Stephen Williams said: “On day one I would instruct officers to stop working on new road schemes and work up how bus franchising would work best.
“We have got to clean up all our buses, which is why I’m keen to use bus franchising powers so we can say to bus operators if you want to work in this very profitable part of the country, you have got to have clean buses.
“I would like to clean up our taxis, and on every major road in Bristol and Bath I would set aside space for an electric car club to break that link in people’s minds that you must have access to your own vehicle.”
Samuel Williams said: “I have developed asthma since moving to Bristol.
“I worry for our residents and my two daughters that they are growing up in a city that is polluting their lungs and risking serious harm of poor health.
“I would like to introduce mobility credits as a method of using the money raised from Clean Air Zones (CAZs) towards other forms of transport such as e-scooters.
“I don’t think fundamentally there is a need to build new roads, however, some areas like the fact we have not built the M49 junction means large lorries are trundling through residential regions and not on the motorway.”
Jerome Thomas said: “Greens would stop any new road building. We really want to see those budgets invested in alternatives.
“We have a crisis with transport, it accounts for 34 per cent of our carbon emissions.
“I would like to see that road budget properly allocated for cycling infrastructure in the way European countries have repurposed their road budget so it’s proper spending rather than the occasional bit of funding from central government to put a cycle lane here or there.”
Dan Norris said: “We have been let down by all our politicians, including my party, Labour, as well as the others, because we have not been ambitious enough or cared enough about the things we have been saying.
“I am determined to change that.
“The public has not been fully involved in the way it needs to be to shape policies and make sure they can be delivered.”
Q: What new and innovative solution would you implement to tackle air pollution?
Dan Norris said: “I’m not sure the role of metro mayor is to come up with new and innovative ideas, it’s to look at best practice and not reinvent the wheel.
“It’s to look at what has worked really well in other parts of the world and implement it.
“The budget is too limited to be experimental.
“We want things we know work and to implement them as quickly as possible.”
He said a big difference between himself and Tory incumbent Tim Bowles, who is retiring, was that he would make himself accessible to constituents and listen to them.
Jerome Thomas said: “We have got to get the basics right, and implementing the CAZs will have a significant impact on air quality in its own right.
“The bus and taxi fleet has been cleaned up over the last few years, the next stage is to start tackling congestion and making alternatives to the car more appealing, which is very closely linked to air quality but a different problem.
“We need to get public transport moving quicker.

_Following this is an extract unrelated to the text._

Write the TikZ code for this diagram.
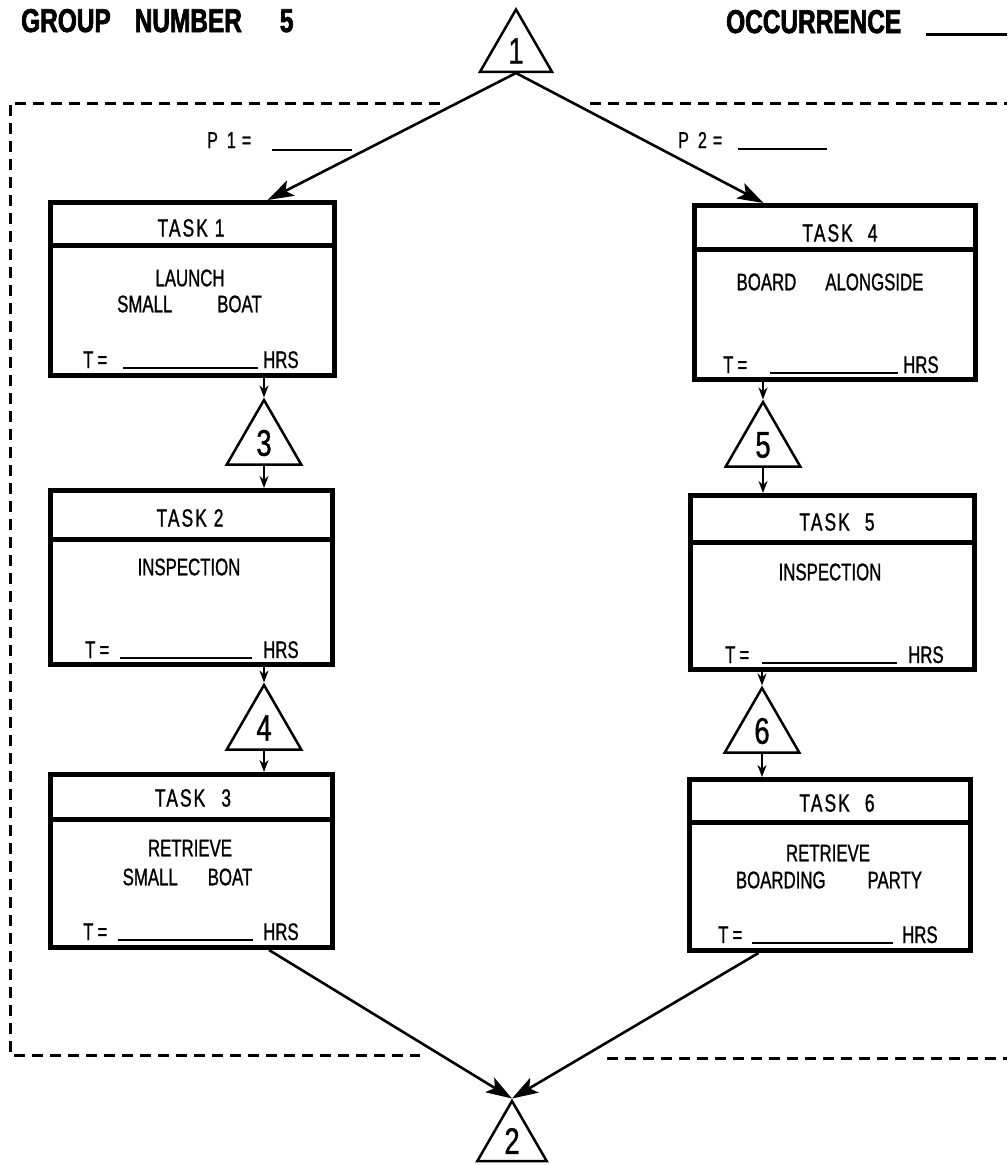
\documentclass[tikz,border=0pt]{standalone}
\usepackage{fontspec}
\usetikzlibrary{shapes.geometric,arrows.meta,calc}
\newfontfamily\condfont[FakeStretch=0.70,FakeBold=1]{Liberation Sans}
\newfontfamily\hdrfont[FakeStretch=0.70,FakeBold=1,LetterSpace=8]{Liberation Sans}
\newfontfamily\digfont[FakeStretch=0.74,FakeBold=1]{Liberation Sans}
\newfontfamily\titlefont[FakeStretch=0.74,FakeBold=2]{Liberation Sans}
\tikzset{
  taskbox/.style={draw, rectangle, line width=5pt, inner sep=0pt},
  divider/.style={line width=4.5pt},
  tri/.style={draw, regular polygon, regular polygon sides=3, line width=2.5pt, inner sep=0pt, minimum size=86pt, font=\digfont\fontsize{37}{37}\selectfont},
  conn/.style={line width=2.6pt, -{Stealth[length=26pt,width=17pt,inset=6pt]}},
  vconn/.style={line width=2.4pt, -{Stealth[length=12pt,width=9pt]}},
  dframe/.style={line width=3pt, dash pattern=on 11pt off 7pt},
  hdr/.style={font=\hdrfont\fontsize{25}{25}\selectfont, inner sep=0pt},
  body/.style={font=\condfont\fontsize{24}{24}\selectfont, inner sep=0pt},
  tl/.style={font=\condfont\fontsize{24}{24}\selectfont, inner sep=0pt, anchor=base west},
  ttl/.style={font=\titlefont\bfseries\fontsize{33}{33}\selectfont, inner sep=0pt, anchor=base west},
  uline/.style={line width=2pt}
}
\newcommand\tline[6]{%
  \node[tl] (#1T) at (#2,#6) {T\hspace{4pt}=};
  \draw[uline] (#3,#6) -- (#4,#6);
  \node[tl] (#1H) at (#5,#6) {HRS};}
\begin{document}
\begin{tikzpicture}[x=1pt,y=-1pt]
\useasboundingbox (0,0) rectangle (1007,1165);
\fill[white] (0,0) rectangle (1007,1165);

% titles
\node[ttl] (grp) at (21,32) {GROUP\hspace{24pt}NUMBER\hspace{38pt}5};
\node[ttl] (occ) at (726,33) {OCCURRENCE};
\draw[line width=3pt] (926,34) -- (1007,34);

% dashed frame
\draw[dframe] (440,103) -- (10,103) -- (10,1055) -- (420,1055);
\draw[dframe] (590,103) -- (1007,103);
\draw[dframe] (607,1058) -- (1007,1058);

% triangles
\node[tri, minimum size=83pt] (n1) at (516,51) {1};
\node[tri] (n3) at (264,443) {3};
\node[tri] (n4) at (264,728) {4};
\node[tri] (n5) at (763,445) {5};
\node[tri] (n6) at (762,731) {6};
\node[tri, minimum size=80pt] (n2) at (512,1141) {2};

% probabilities
\node[tl, font=\condfont\fontsize{23}{23}\selectfont] (p1) at (207,148) {P\hspace{9pt}1\hspace{6pt}=};
\draw[uline] (272,150) -- (352,150);
\node[tl, font=\condfont\fontsize{23}{23}\selectfont] (p2) at (678,148) {P\hspace{9pt}2\hspace{6pt}=};
\draw[uline] (738,149) -- (827,149);

% task boxes
\node[taskbox, minimum width=284pt, minimum height=173pt] (t1) at (192.5,289) {};
\draw[divider] ([yshift=-45.5pt]t1.north west) -- ([yshift=-45.5pt]t1.north east);
\node[hdr] (t1h) at (191,228) {TASK 1};
\node[body] (t1a) at (190,278) {LAUNCH};
\node[body] (t1b) at (189.5,304) {SMALL\hspace{45pt}BOAT};
\tline{t1}{83}{123}{258}{263}{368}

\node[taskbox, minimum width=282pt, minimum height=174pt] (t2) at (191.5,577.5) {};
\draw[divider] ([yshift=-51.5pt]t2.north west) -- ([yshift=-51.5pt]t2.north east);
\node[hdr] (t2h) at (190,518) {TASK 2};
\node[body] (t2a) at (189,567) {INSPECTION};
\tline{t2}{85}{120}{252}{263}{658}

\node[taskbox, minimum width=282pt, minimum height=173pt] (t3) at (191.5,861) {};
\draw[divider] ([yshift=-47.5pt]t3.north west) -- ([yshift=-47.5pt]t3.north east);
\node[hdr] (t3h) at (193,798) {TASK\hspace{16pt}3};
\node[body] (t3a) at (190,848) {RETRIEVE};
\node[body] (t3b) at (187.5,877) {SMALL\hspace{30pt}BOAT};
\tline{t3}{83}{118}{253}{263}{940}

\node[taskbox, minimum width=281pt, minimum height=174pt] (t4) at (835,292.5) {};
\draw[divider] ([yshift=-46.5pt]t4.north west) -- ([yshift=-46.5pt]t4.north east);
\node[hdr] (t4h) at (840,233) {TASK\hspace{15pt}4};
\node[body] (t4a) at (830,282) {BOARD\hspace{29pt}ALONGSIDE};
\tline{t4}{723}{770}{898}{903}{373}

\node[taskbox, minimum width=284pt, minimum height=174pt] (t5) at (832.5,582.5) {};
\draw[divider] ([yshift=-49.5pt]t5.north west) -- ([yshift=-49.5pt]t5.north east);
\node[hdr] (t5h) at (837,522) {TASK\hspace{15pt}5};
\node[body] (t5a) at (830,572) {INSPECTION};
\tline{t5}{725}{762}{897}{908}{663}

\node[taskbox, minimum width=281pt, minimum height=171pt] (t6) at (830,865) {};
\draw[divider] ([yshift=-45.5pt]t6.north west) -- ([yshift=-45.5pt]t6.north east);
\node[hdr] (t6h) at (837,803) {TASK\hspace{15pt}6};
\node[body] (t6a) at (828,853) {RETRIEVE};
\node[body] (t6b) at (829,880) {BOARDING\hspace{42pt}PARTY};
\tline{t6}{718}{752}{893}{902}{943}

% connectors
\draw[conn] (n1.south) -- ($(t1.north west)!0.76!(t1.north east)$);
\draw[conn] (n1.south) -- ($(t4.north west)!0.25!(t4.north east)$);
\draw[vconn] (n3.north |- t1.south) -- (n3.north);
\draw[vconn] (n3.south) -- (n3.south |- t2.north);
\draw[vconn] (n4.north |- t2.south) -- (n4.north);
\draw[vconn] (n4.south) -- (n4.south |- t3.north);
\draw[vconn] (n5.north |- t4.south) -- (n5.north);
\draw[vconn] (n5.south) -- (n5.south |- t5.north);
\draw[vconn] (n6.north |- t5.south) -- (n6.north);
\draw[vconn] (n6.south) -- (n6.south |- t6.north);
\draw[conn] ($(t3.south west)!0.77!(t3.south east)$) -- (n2.north);
\draw[conn] ($(t6.south west)!0.25!(t6.south east)$) -- (n2.north);
\end{tikzpicture}
\end{document}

An innovative solution is electric scooters and e-bikes.
“Those have fabulous potential to link in with other forms of transport and e-scooters can extend commuting distances.”

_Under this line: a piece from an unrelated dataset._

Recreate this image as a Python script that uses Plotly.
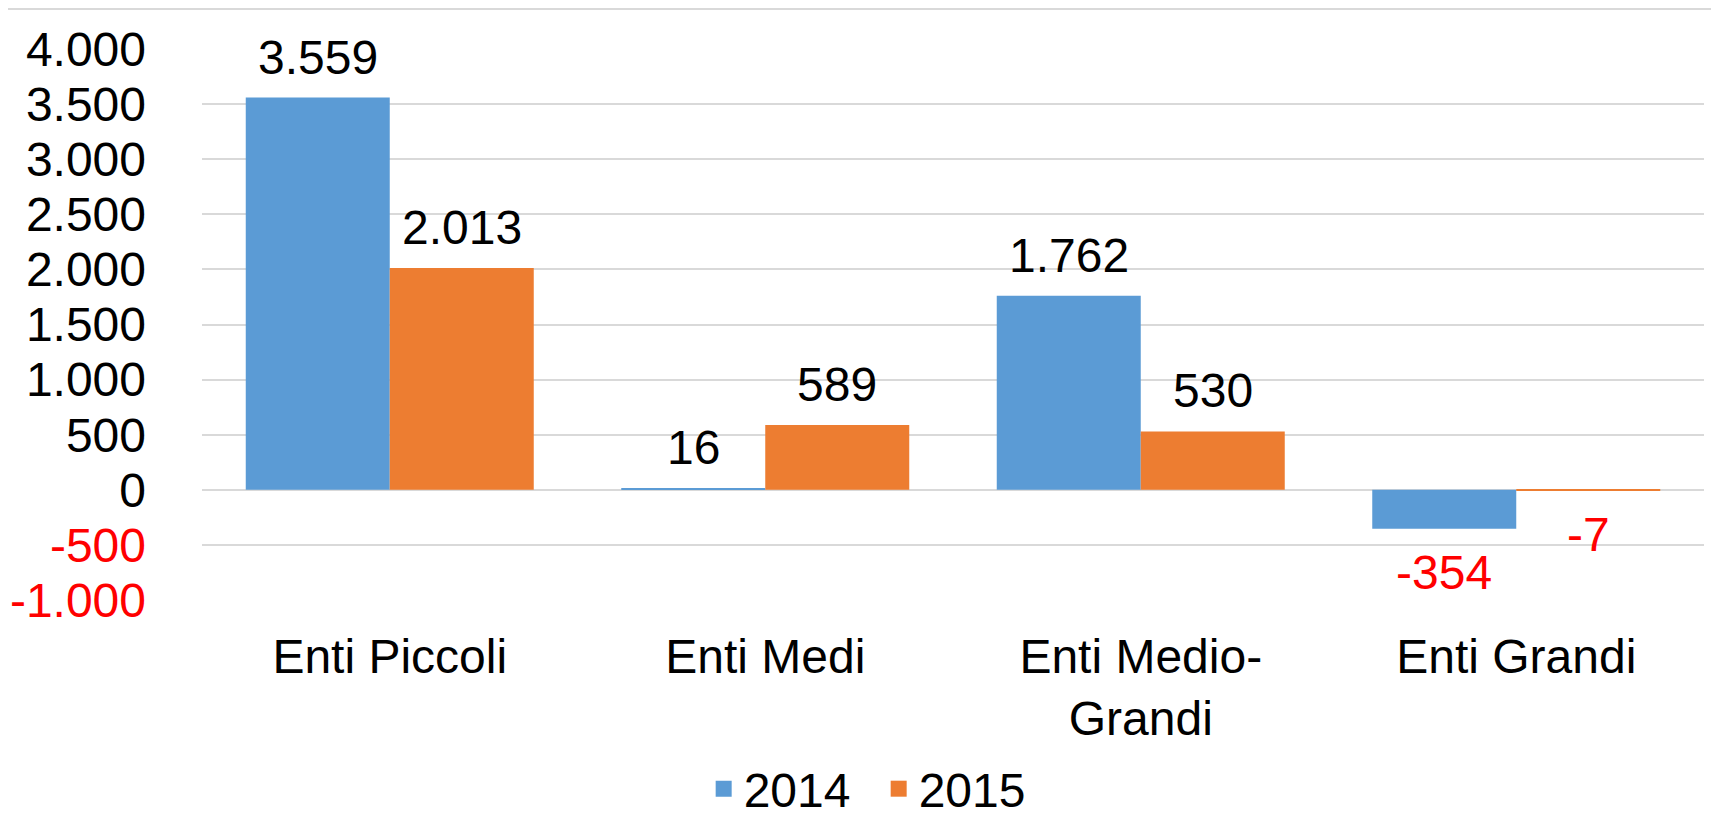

Samuel Williams said Mr Bowles secured Department for Transport money for the pilot Future Mobility Zone in the region that enabled the e-scooter trials and work on integrated ticketing.
He said: “I would be looking to roll out innovations such as trams when we talk about longer-term ambitions of mass transit.
“We need to consult with you, our region, so I will be launching very quickly collaborative future forums so together we can start delivering the solutions we want to see.”
Stephen Williams said: “The headline policy in my manifesto is to use the mayor’s soft power to set up a collaboration called the West of England Centre of Excellence for Green Technology bringing together our four universities, world-class companies that do innovation and our skills providers so we can design the products, services and training packages to transition to a greener society by 2030.
“One of the ideas is to break the association we have that to be successful we must own our own car and instead think it would be better if we know we have access to a vehicle when we need it that runs on clean fuel.”
Q: How will you ensure people can afford to live in the region and that there are enough new homes?
Stephen Williams said: “The current Conservative mayor botched the land use plan which is almost the most important thing he had to get right in his first year in office, so I will have to put that in place with the three partner local authorities.
“We have to build communities that are socially balanced, so house builders don’t just build executive homes which are the most profitable but homes of all different sizes and we plan holistically so new development sites are linked from the outset to public transport.
“In terms of direct building there is a role for combined authorities.
“I propose setting up a new social enterprise, West of England Homes, to build homes for sale, for private rental because the sector is very important for thousands of young people who come to the region to start their new career, and use the surplus from both those activities to reinvest in building homes for social rent.”
Samuel Williams said: “We have a big challenge in building new homes and communities that people want to live in, which could be up to 130,000 more homes over the next few years.
“I would not set up new infrastructure to build but work in partnership with housing associations and the private sector.
“But I would want to implement and use stronger direction using the spatial development strategy to develop homes that are nature friendly, low carbon, sustainable and affordable.
“We need to engage the market. Too much land is being held and banked and we need to change that narrative and start building.”
Jerome Thomas said: “We are building homes in the wrong places where people are dependent on cars and we are overdependent on the ‘volume house builders’ who have been making record profits while building homes which have unacceptable energy efficiency standards.
“We need to use the power of the metro mayor. They have compulsory purchase powers, so where we have sites that are undeveloped, the metro mayor has the right to purchase those sites.
“This gives a great opportunity to deal with stalled sites.”
He said by investing 15 to 20 per cent of the Avon Pension Fund’s £4.5 billion more locally, the region would have the resources to start building homes for social housing.
Dan Norris said: “The market needs change because the private sector gets money out of building executive homes which are the most profitable, not affordable homes which is what our area needs more than anything else.
“But the thing that is holding us back is partly land-banking by the large private house builders who have rights over the land that they have procured which limits the options to the rest of us who want to build homes which don’t make money but meet our needs.
“We should make sure each part of the region does its share producing the new homes in its quota because local people in rural areas want to live in their community but are forced to move into the cities which creates even bigger pressure for people who live there to afford homes.
“So I want to see a bigger emphasis on money going to council homes and housing associations because only twice since the Second World War have we met our housing target in England and that was when huge numbers of council houses were built.”